*Request:*
Without the pictures, repeat the listing character for character.

*Data block:*
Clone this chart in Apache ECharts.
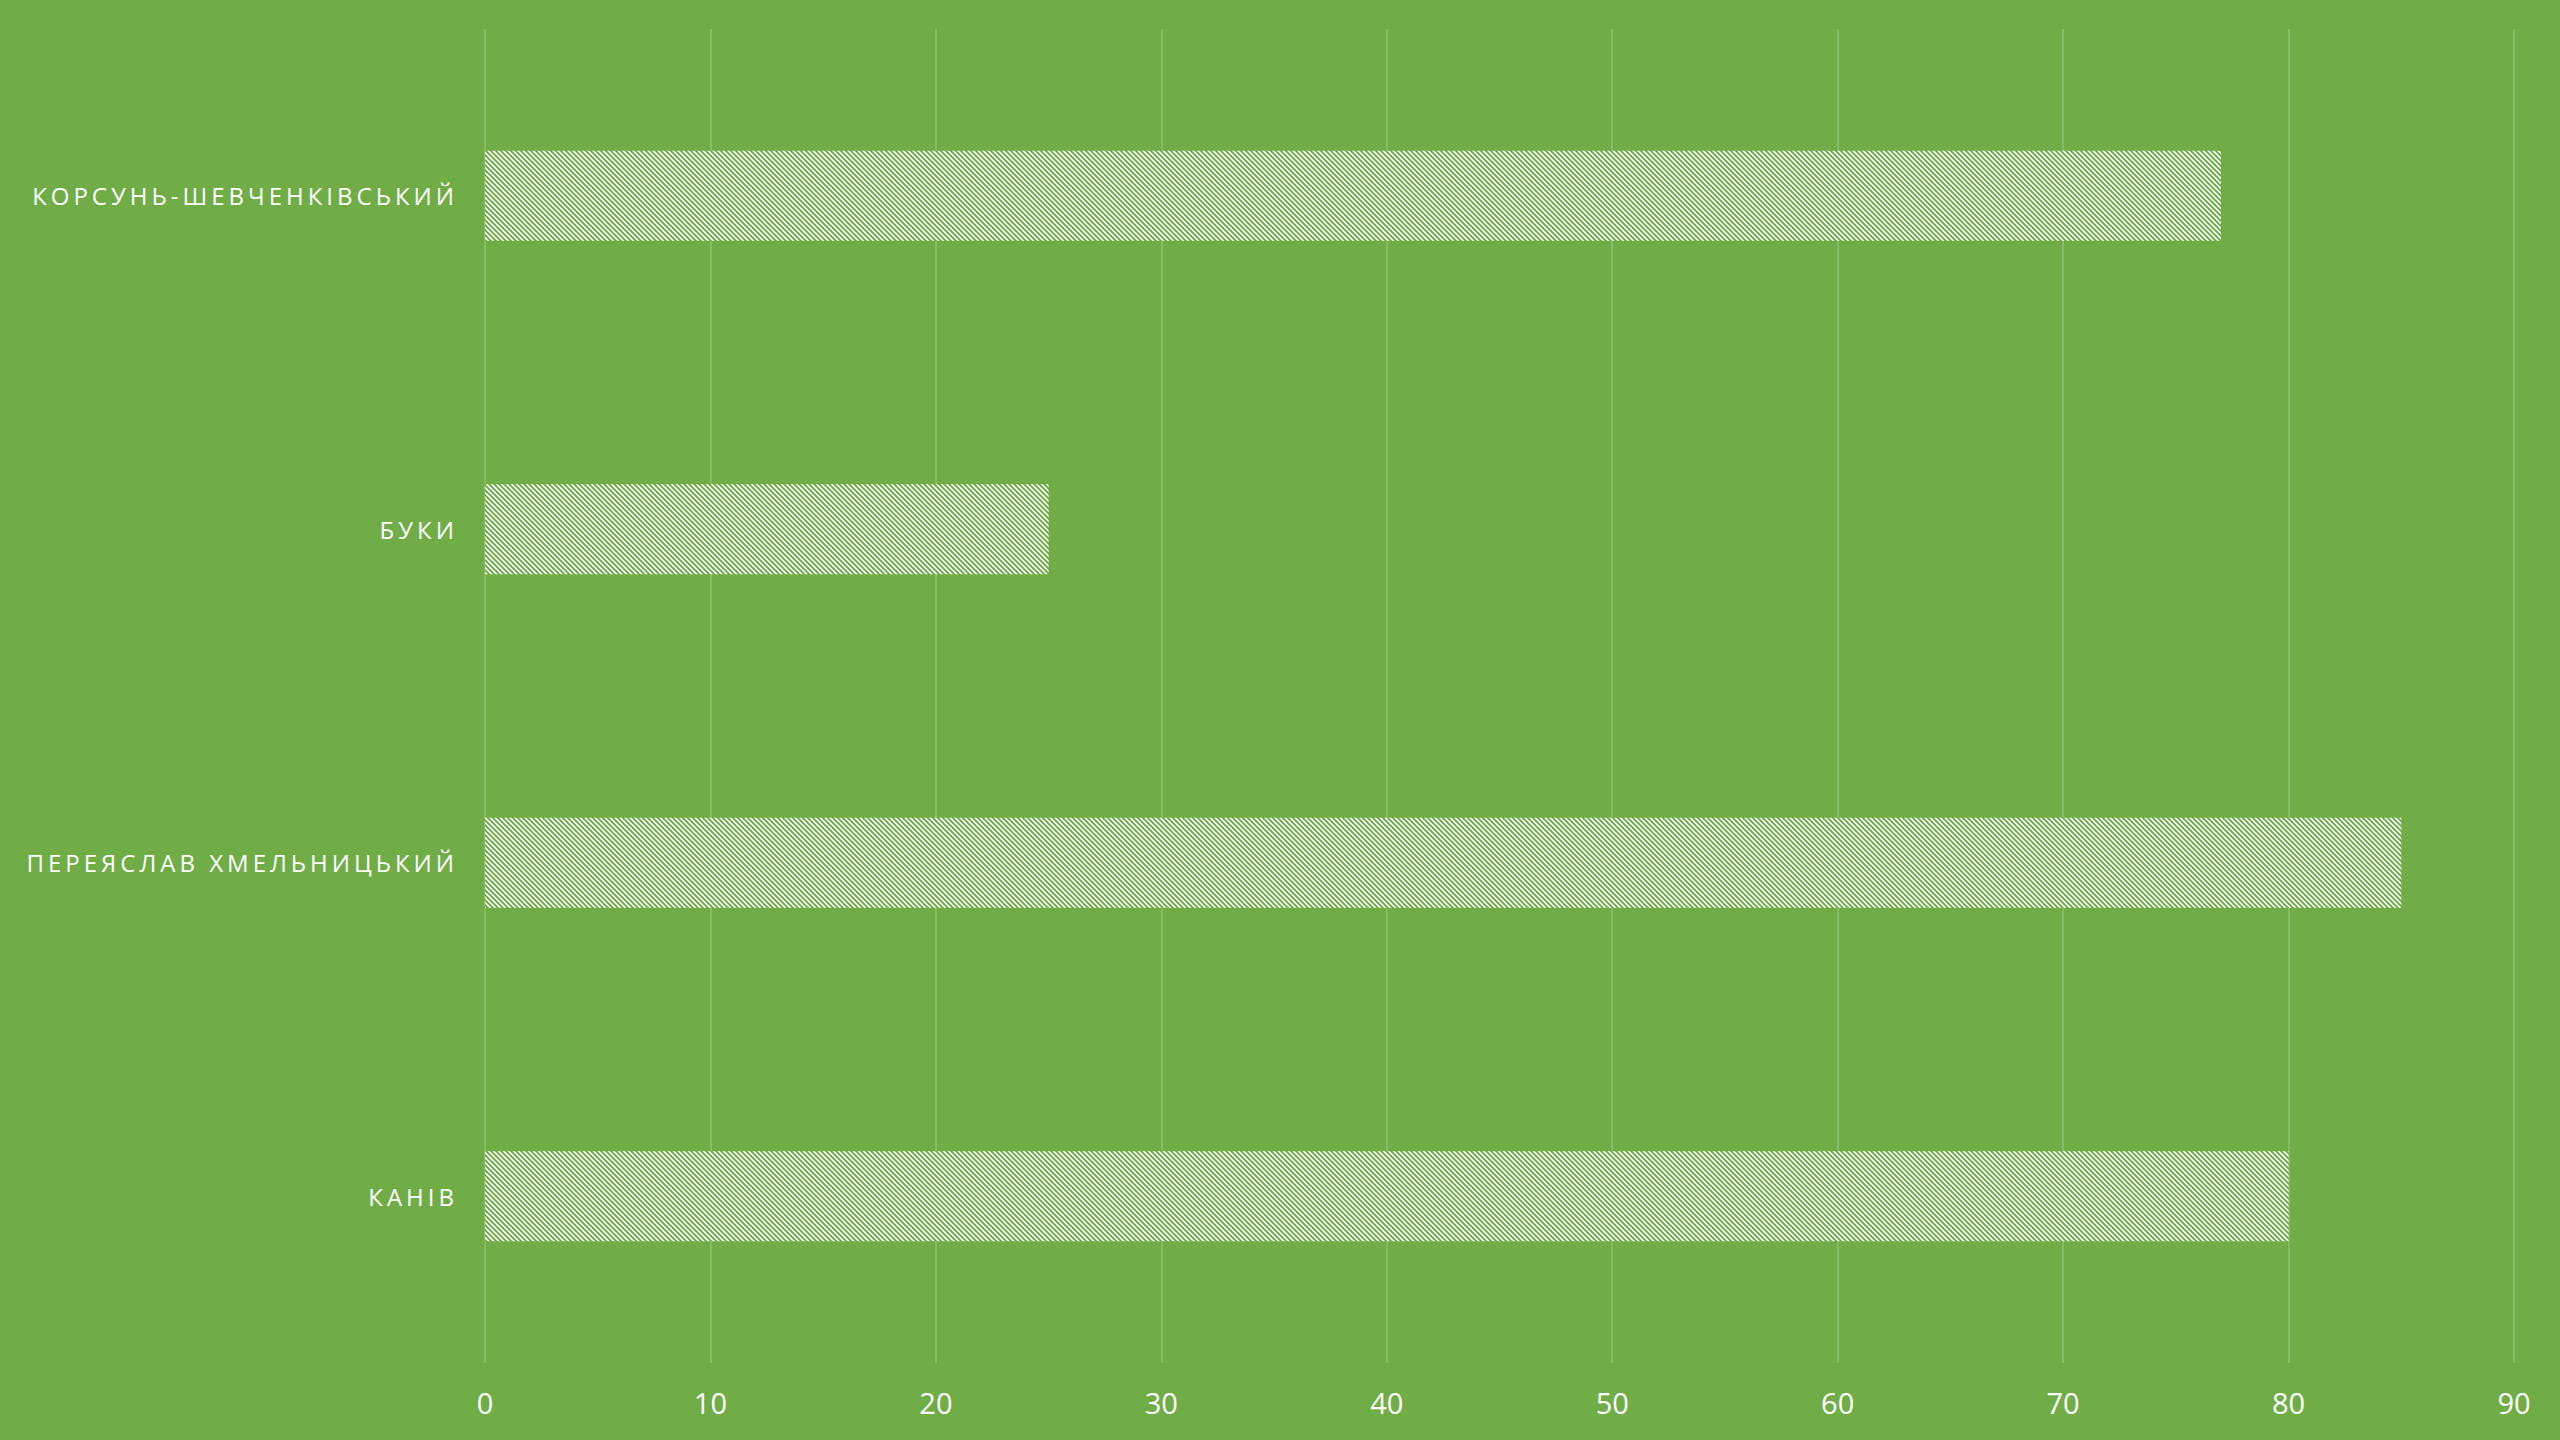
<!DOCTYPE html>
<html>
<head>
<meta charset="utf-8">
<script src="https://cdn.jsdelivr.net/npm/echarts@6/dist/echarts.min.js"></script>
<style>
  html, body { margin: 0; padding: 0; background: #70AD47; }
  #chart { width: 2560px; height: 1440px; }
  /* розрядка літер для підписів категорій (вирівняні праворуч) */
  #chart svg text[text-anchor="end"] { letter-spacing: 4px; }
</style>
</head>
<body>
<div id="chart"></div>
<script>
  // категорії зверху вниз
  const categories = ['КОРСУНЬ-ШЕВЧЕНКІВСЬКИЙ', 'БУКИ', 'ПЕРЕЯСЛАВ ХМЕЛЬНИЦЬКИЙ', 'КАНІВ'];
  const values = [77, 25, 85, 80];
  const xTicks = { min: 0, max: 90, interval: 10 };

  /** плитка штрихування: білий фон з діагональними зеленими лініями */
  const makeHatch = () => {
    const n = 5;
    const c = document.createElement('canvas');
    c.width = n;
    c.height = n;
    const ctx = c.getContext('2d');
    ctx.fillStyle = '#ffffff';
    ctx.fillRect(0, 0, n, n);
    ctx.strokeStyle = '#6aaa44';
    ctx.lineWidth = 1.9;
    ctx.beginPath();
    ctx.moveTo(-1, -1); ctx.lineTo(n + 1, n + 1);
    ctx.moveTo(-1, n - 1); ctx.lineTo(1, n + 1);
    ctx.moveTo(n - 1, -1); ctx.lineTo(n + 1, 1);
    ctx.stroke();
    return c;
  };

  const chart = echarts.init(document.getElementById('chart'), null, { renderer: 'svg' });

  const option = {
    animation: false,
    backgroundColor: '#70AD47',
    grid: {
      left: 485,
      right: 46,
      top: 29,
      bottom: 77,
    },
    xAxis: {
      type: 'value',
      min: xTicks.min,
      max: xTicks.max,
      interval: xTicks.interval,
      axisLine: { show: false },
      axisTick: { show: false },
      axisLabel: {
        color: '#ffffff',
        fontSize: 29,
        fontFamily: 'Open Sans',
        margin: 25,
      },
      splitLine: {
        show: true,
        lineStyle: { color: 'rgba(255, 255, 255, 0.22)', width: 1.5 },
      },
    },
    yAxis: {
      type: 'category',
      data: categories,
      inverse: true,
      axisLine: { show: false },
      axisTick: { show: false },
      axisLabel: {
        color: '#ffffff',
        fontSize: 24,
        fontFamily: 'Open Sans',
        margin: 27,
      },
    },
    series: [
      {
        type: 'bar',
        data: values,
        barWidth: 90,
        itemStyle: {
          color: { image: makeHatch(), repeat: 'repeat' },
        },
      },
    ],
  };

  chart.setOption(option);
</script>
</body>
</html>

*Reply:*
Clone this chart in Apache ECharts.
<!DOCTYPE html>
<html>
<head>
<meta charset="utf-8">
<script src="https://cdn.jsdelivr.net/npm/echarts@6/dist/echarts.min.js"></script>
<style>
  html, body { margin: 0; padding: 0; background: #70AD47; }
  #chart { width: 2560px; height: 1440px; }
  /* розрядка літер для підписів категорій (вирівняні праворуч) */
  #chart svg text[text-anchor="end"] { letter-spacing: 4px; }
</style>
</head>
<body>
<div id="chart"></div>
<script>
  // категорії зверху вниз
  const categories = ['КОРСУНЬ-ШЕВЧЕНКІВСЬКИЙ', 'БУКИ', 'ПЕРЕЯСЛАВ ХМЕЛЬНИЦЬКИЙ', 'КАНІВ'];
  const values = [77, 25, 85, 80];
  const xTicks = { min: 0, max: 90, interval: 10 };

  /** плитка штрихування: білий фон з діагональними зеленими лініями */
  const makeHatch = () => {
    const n = 5;
    const c = document.createElement('canvas');
    c.width = n;
    c.height = n;
    const ctx = c.getContext('2d');
    ctx.fillStyle = '#ffffff';
    ctx.fillRect(0, 0, n, n);
    ctx.strokeStyle = '#6aaa44';
    ctx.lineWidth = 1.9;
    ctx.beginPath();
    ctx.moveTo(-1, -1); ctx.lineTo(n + 1, n + 1);
    ctx.moveTo(-1, n - 1); ctx.lineTo(1, n + 1);
    ctx.moveTo(n - 1, -1); ctx.lineTo(n + 1, 1);
    ctx.stroke();
    return c;
  };

  const chart = echarts.init(document.getElementById('chart'), null, { renderer: 'svg' });

  const option = {
    animation: false,
    backgroundColor: '#70AD47',
    grid: {
      left: 485,
      right: 46,
      top: 29,
      bottom: 77,
    },
    xAxis: {
      type: 'value',
      min: xTicks.min,
      max: xTicks.max,
      interval: xTicks.interval,
      axisLine: { show: false },
      axisTick: { show: false },
      axisLabel: {
        color: '#ffffff',
        fontSize: 29,
        fontFamily: 'Open Sans',
        margin: 25,
      },
      splitLine: {
        show: true,
        lineStyle: { color: 'rgba(255, 255, 255, 0.22)', width: 1.5 },
      },
    },
    yAxis: {
      type: 'category',
      data: categories,
      inverse: true,
      axisLine: { show: false },
      axisTick: { show: false },
      axisLabel: {
        color: '#ffffff',
        fontSize: 24,
        fontFamily: 'Open Sans',
        margin: 27,
      },
    },
    series: [
      {
        type: 'bar',
        data: values,
        barWidth: 90,
        itemStyle: {
          color: { image: makeHatch(), repeat: 'repeat' },
        },
      },
    ],
  };

  chart.setOption(option);
</script>
</body>
</html>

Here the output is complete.